I think a fair amount of my library and librarian ethics are heterodox to the ones of my institution and of the national organization, and I am okay with that. I think many of those institutional ethics are supremely invested in the concept of neutrality and abdicating any responsibility that an institution might have toward making their spaces and collections more responsive to their communities. Right now, we're doing a lot of meetings and groups and other actions that seem designed to give the air of legitimacy to whatever the administrators are going to do anyway by pretending it came from the focus groups. One library system over from us managed to get the right kind of buy-in from their administrators and city officials and was able to do much more productive and visible things because of it.
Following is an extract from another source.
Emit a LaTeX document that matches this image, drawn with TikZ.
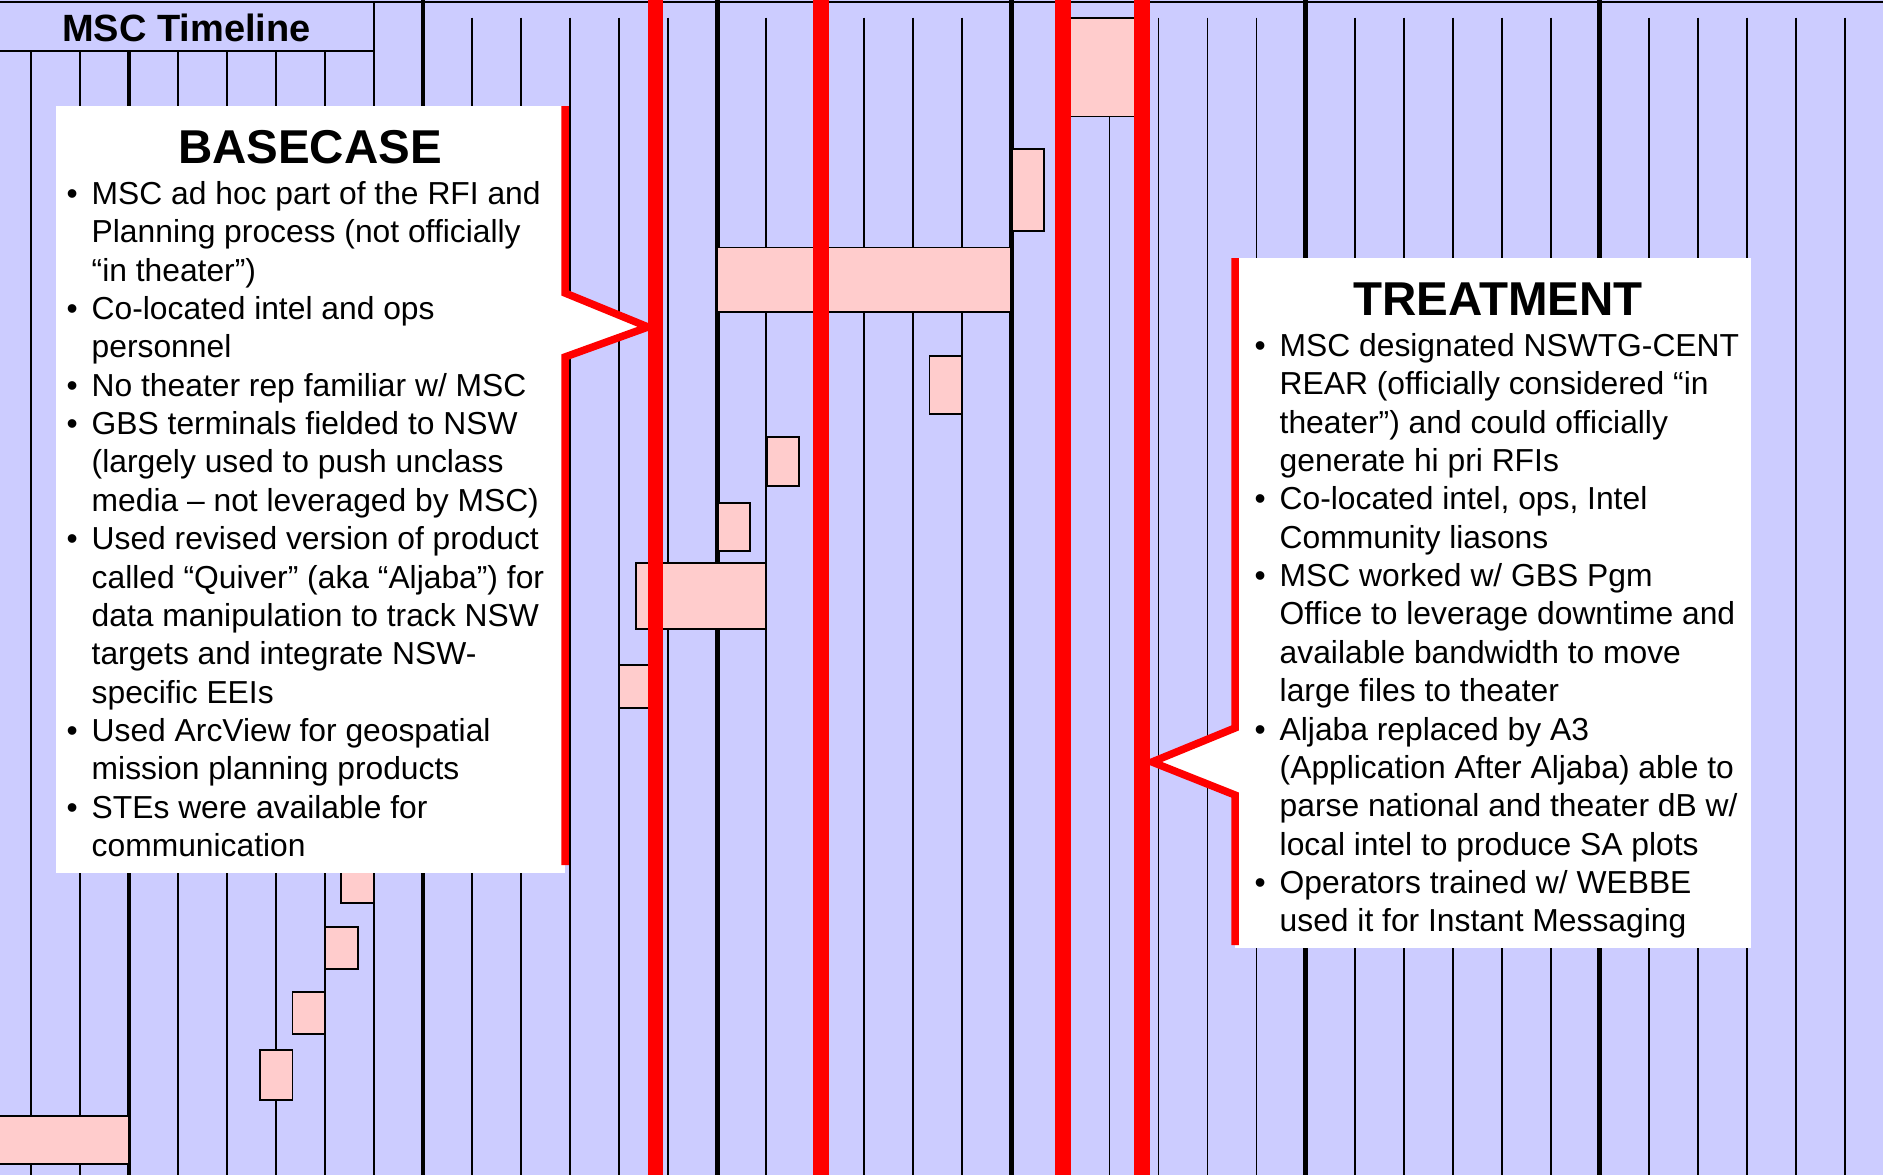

I know there will always be limitations of law on what a library, as a tax-funded institution, can do, but I would like to work for an institution that sees those limitations as the out-of-bounds area and that everything else is worth entertaining ideas about if it would make things better for our customers. Instead, we seem to be afraid that anything that gets close to those spaces will immediately provoke an avalanche of lawsuits. In the current climate, that's probably a more warranted fear than it would be in other eras, but even so, it seems like the smart play is to stand up for and earn the trust of our communities so they will back us when some of those suits and complaints come for us, rather than attempt to pre-emptively appease people who will never be satisfied (they will never be satisfied).

I've been doing a lot of thinking about this in the last few years, which has been more about solidifying, finding support, and formalizing a lot of my more nebulous feelings on the matter. They've been there the whole time, but now I'm working on being more conscientious about them, and then proceeding from conscientious to more public about them. My organization hasn't censured me yet for the things I've been doing, so we're still going to keep operating on the idea that we will seek forgiveness when it's needed, rather than wait around for permission to arrive.